══ Listing ══
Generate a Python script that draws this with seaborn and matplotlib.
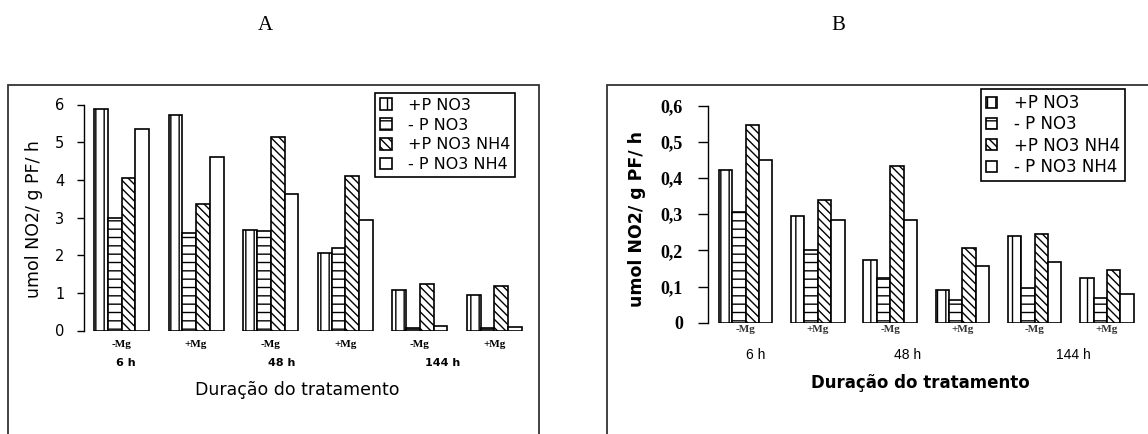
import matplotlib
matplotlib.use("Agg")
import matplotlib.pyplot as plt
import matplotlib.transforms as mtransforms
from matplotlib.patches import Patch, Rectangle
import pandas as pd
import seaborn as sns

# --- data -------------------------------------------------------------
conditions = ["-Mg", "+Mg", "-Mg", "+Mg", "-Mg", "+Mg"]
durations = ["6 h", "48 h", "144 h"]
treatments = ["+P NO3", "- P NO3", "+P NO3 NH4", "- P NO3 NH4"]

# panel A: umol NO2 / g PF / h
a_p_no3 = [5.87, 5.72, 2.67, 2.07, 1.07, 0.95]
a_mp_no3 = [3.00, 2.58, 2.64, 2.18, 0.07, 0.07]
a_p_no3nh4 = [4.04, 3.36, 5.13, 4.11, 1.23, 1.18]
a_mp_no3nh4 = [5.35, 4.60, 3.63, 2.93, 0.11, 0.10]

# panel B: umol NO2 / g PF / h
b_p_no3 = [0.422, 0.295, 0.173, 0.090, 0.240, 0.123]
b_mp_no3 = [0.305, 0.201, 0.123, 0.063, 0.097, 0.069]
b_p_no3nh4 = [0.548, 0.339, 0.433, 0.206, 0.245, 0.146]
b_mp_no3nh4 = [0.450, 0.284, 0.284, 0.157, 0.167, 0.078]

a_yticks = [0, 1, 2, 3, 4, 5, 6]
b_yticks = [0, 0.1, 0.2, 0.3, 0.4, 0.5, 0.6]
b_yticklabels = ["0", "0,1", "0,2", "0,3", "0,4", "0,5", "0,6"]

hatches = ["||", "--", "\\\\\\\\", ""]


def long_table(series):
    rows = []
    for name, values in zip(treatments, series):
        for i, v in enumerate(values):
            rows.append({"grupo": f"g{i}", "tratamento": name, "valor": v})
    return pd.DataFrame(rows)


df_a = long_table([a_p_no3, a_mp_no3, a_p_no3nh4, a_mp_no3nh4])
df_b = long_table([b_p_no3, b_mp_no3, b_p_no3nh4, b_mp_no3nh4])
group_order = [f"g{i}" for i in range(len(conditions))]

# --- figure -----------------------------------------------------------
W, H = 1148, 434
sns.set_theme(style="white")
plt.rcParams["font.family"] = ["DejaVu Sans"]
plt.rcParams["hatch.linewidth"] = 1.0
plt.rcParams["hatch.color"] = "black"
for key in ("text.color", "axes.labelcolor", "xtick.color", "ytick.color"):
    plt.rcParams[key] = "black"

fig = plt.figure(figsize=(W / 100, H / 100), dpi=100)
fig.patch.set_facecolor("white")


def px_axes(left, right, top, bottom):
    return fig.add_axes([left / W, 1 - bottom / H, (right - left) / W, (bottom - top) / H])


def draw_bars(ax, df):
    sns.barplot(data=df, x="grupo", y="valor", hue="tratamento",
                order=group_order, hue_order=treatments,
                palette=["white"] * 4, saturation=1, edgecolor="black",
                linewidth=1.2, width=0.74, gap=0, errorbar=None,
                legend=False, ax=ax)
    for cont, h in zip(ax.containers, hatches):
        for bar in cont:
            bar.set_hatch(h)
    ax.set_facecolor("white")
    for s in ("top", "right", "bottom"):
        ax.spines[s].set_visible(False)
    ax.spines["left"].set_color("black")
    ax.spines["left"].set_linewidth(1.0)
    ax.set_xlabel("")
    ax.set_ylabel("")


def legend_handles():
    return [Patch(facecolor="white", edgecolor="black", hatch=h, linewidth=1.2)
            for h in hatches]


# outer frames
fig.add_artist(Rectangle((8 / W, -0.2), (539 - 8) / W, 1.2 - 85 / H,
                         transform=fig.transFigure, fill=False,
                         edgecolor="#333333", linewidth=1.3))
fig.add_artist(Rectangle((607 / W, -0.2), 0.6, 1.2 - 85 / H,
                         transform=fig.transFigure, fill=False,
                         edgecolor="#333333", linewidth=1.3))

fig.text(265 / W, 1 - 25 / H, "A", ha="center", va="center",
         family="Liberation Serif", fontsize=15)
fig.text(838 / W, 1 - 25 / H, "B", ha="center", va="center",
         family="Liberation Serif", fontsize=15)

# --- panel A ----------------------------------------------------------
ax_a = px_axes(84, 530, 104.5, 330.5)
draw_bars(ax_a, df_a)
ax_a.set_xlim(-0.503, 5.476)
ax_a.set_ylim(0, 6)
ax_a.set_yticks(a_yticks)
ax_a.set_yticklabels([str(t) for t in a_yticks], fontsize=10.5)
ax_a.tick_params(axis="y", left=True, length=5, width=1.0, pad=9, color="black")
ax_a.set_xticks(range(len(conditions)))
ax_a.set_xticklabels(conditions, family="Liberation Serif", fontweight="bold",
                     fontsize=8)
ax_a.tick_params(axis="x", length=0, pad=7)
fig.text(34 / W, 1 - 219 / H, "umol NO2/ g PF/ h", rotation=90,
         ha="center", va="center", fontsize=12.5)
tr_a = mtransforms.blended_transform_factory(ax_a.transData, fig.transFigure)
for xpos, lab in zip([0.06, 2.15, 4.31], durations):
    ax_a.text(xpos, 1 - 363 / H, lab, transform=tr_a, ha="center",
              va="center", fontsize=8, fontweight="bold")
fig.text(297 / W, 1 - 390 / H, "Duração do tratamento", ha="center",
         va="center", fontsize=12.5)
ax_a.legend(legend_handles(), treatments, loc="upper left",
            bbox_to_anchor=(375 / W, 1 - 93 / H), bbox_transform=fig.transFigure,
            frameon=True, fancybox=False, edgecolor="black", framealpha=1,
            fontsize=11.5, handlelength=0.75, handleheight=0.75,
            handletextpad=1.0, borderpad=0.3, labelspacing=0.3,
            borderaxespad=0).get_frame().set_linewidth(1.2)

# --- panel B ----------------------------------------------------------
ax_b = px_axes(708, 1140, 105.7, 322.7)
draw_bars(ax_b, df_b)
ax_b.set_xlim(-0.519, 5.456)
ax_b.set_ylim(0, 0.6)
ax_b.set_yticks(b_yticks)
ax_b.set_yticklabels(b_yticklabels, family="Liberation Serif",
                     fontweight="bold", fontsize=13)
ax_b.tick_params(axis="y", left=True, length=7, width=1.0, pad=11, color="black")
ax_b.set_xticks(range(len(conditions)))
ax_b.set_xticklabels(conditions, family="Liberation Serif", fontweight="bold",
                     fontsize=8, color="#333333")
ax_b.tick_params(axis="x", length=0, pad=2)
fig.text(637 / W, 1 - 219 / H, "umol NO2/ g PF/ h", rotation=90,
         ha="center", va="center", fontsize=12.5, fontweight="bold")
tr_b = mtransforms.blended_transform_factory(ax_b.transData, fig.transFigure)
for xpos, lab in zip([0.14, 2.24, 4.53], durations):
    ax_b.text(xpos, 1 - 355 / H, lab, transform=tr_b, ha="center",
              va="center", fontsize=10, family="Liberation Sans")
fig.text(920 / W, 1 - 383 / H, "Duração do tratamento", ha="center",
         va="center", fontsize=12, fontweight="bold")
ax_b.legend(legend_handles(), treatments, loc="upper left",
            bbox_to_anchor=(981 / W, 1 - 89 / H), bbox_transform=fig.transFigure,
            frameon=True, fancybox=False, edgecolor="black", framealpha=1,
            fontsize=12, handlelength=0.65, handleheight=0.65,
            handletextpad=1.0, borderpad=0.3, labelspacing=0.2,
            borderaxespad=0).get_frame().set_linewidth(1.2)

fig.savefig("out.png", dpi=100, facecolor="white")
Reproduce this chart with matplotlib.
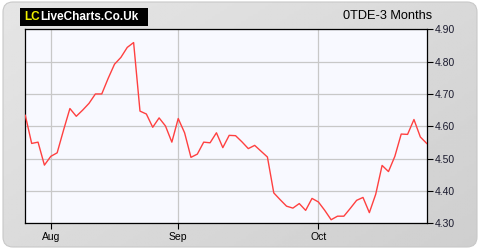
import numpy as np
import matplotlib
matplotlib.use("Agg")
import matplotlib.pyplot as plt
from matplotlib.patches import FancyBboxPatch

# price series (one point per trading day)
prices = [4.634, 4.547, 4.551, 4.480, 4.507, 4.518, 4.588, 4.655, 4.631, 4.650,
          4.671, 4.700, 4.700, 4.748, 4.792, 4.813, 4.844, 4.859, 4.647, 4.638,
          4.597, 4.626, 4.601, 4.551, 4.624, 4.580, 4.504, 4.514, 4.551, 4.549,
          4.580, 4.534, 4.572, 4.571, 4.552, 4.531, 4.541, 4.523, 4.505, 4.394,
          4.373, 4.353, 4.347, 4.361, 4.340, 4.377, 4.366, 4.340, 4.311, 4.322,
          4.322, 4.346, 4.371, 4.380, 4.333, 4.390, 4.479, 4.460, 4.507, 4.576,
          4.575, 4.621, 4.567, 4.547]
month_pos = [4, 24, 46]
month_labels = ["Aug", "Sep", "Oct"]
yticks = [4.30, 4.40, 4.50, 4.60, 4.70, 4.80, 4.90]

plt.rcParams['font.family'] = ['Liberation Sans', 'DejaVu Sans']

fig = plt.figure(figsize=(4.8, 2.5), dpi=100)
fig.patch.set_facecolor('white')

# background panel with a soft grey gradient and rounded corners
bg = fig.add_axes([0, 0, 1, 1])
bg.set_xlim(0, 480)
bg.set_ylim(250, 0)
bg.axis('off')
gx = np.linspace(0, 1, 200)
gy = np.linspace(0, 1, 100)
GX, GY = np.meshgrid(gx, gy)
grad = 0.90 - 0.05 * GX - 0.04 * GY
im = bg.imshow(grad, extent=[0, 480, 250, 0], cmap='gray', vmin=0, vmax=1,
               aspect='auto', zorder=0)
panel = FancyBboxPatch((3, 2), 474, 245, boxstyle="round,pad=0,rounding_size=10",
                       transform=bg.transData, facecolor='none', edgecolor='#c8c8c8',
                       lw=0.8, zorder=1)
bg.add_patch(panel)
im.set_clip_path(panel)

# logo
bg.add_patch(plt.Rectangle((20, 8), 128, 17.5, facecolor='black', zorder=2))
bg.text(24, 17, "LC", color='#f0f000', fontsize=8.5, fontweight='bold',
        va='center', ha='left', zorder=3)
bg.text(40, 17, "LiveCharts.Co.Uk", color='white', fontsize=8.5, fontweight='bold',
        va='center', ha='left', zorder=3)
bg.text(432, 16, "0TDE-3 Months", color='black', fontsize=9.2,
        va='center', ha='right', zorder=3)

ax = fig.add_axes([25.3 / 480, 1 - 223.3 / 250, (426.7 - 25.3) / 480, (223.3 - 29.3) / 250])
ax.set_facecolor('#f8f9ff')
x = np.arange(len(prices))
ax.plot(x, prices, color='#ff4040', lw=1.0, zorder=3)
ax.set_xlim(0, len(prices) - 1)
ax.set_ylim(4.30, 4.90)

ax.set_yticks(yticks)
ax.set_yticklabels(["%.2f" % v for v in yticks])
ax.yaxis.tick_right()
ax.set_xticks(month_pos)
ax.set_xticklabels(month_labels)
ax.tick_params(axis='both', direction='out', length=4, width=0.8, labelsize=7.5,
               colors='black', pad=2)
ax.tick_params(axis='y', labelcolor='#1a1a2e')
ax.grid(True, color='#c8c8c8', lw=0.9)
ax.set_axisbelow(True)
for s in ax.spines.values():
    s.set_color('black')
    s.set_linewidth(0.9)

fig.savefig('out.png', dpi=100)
═══
* [What you are asked to do]: Write out, word for word, the lines from the start of the data through the one holding "import seaborn as sns". Omit pictures.

* [Finished task]:
Generate a Python script that draws this with seaborn and matplotlib.
import matplotlib
matplotlib.use("Agg")
import matplotlib.pyplot as plt
import matplotlib.transforms as mtransforms
from matplotlib.patches import Patch, Rectangle
import pandas as pd
import seaborn as sns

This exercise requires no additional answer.